CDI renamed to The Center for Community and Belonging

By Grace Bertrand

Rider’s Center for Diversity and Inclusion has been renamed to The Center for Community and Belonging, among other new initiatives listed in a Sept. 24 universitywide email from Darryl Mace, vice president of Community Engagement and Belonging.  

Mace introduced himself in his new role and Rider’s new division of CEB in the email, while also proposing new efforts for the program. Some projects include rebuilding the Office of Service and Civic Engagement, extending more support to service-focused student organizations, strengthening connections with the Educational Opportunity Program and expanding the visibility of the Dr. Eugene Marsh Center for Veterans and Military Affairs and the Julius and Dorothy Koppelman Holocaust Genocide Resource Center.

A call for collaboration 

Mace’s vision focuses on supporting both service and faith-based organizations to better equip every Rider student in community service and engagement. 

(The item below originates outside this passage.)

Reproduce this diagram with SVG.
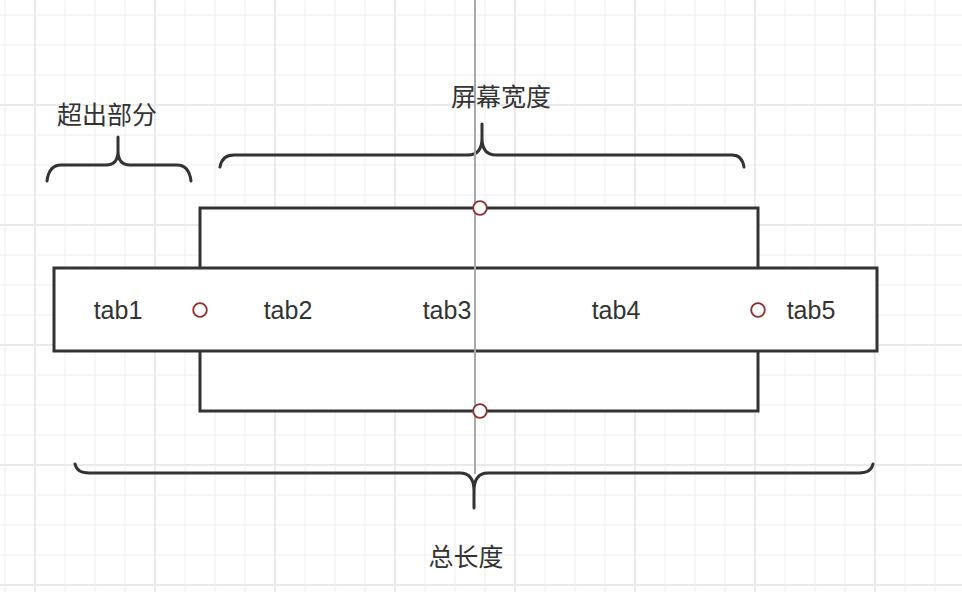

“If we don’t help students learn how to be engaged citizens in the world, then we’re not doing a full education. We’re actually not doing our job fully,” Mace said in an Oct. 6 interview with The Rider News. “And so community engagement, community service, civic engagement, understanding how political, social, cultural, and structures work is essential to understanding how to be a full human being.”

In the Sept. 24 email, Mace explained that the new name for the center captures its “ethos,” or character, and the new vision he has for the center, which he said he shared with Pamela Pruitt, former executive director of the center and one of its originators. 

Jasmine Johnson, director of CCB, emphasized that the center would still remain committed to planning events for identity-based months like Hispanic Heritage Month, which is annually observed from Sept. 15 to Oct. 15. 

“I think one thing I would stress to the Rider community is that the heart and essence of the center is still here,” Johnson said in an Oct. 6 interview with The Rider News. “We’re still going to continue to welcome students and student-orgs into our spaces . . . We continue to build on it, adding the community piece to it, because we are a community.” 

In the email, Johnson was announced as taking on directorship of the Rider Bonner Community Leaders Program, a group of community leaders who serve in civic engagement on and off campus. 

Announced in a Sept. 24 email, the Center for Diversity and Inclusion has been renamed to The Center for Community and Belonging. Graphic by Gail Demeraski

Mace said he hopes to bring to Rider many of the initiatives he had at Alvernia University, his previous employer where Rider President John Loyack also worked. 

With Alvernia being a Catholic institution, Mace said he is excited to bring a similar strong interfaith program to Rider, promoting collaboration and civil dialogue among Rider’s faith-based organizations like Hillel, the Jewish Student Organization, Muslim Student Organization, Catholic Campus Ministry and Rider Intervarsity Christian Fellowship. 

“We want students to be able to find their belonging in whatever it is and for some of our students, that is based on their faith tradition and identity. That piece of their identity is primary for some students … and those exist in faith-based organizations,” Mace said. “What’s also important is to be able to have conversations outside of those groups. We don’t want students to feel siloed into particular organizations.” 

In his vision for the future of the Rider community, Mace said he plans to create an incentive system where the CEB will provide additional funding to all student organizations that is based on how much they collaborate with each other. 

Mace said, “If [a student organization] collaborates with one other organization, [they] get a certain amount of money. If they collaborate with ten other organizations, they get more money.” 

Mace also plans to introduce an internal interfaith assessment to better understand the campus climate around interfaith and a climate survey to better understand inclusion and community on campus. He said the division will then use the data collected to help make future decisions for the different programs. 

Opening the conversation 

In the Sept. 24 email, Mace opened his door to have conversations with members of the Rider community through weekly one-on-one meetings beginning Oct. 8. He said all of the available slots were filled up that day and more slots would be added soon. 

“I need to learn Rider and I need to learn the Rider way,” Mace said. “I’m not coming in to build Dr. Mace’s vision of what should happen. It’s a collaborative effort. You can’t do belonging without collaboration, right?” 

Mace said students and faculty were meeting with him to propose ideas for the CCB and inquire about the name change of the center. Mace hopes to provide more transparency on the vision of CCB, a virtue he said he and Loyack had at Alvernia. 

For the long term, Mace said future training and programming will also be focused on having more civil discourse across Rider. 

He said, “We are going to bring in programming that’s going to help to support our civic civil dialogue so that we are a place where people can voice their opinions and differences, but in a way that builds trust and collaboration as opposed to dissension.” 

Additionally, Mace hopes to place a stronger emphasis on community outreach and facilitate more donated meal swipes, a winter coat drive and a career closet, making professional attire accessible for students to borrow from for career fairs and internship interviews. 

“Learning in a classroom and experiencing things with your peers is great, and it’s so much of what happens in the college experience,” Mace said. “But when you graduate, when students graduate, they have to be able to engage in the world.”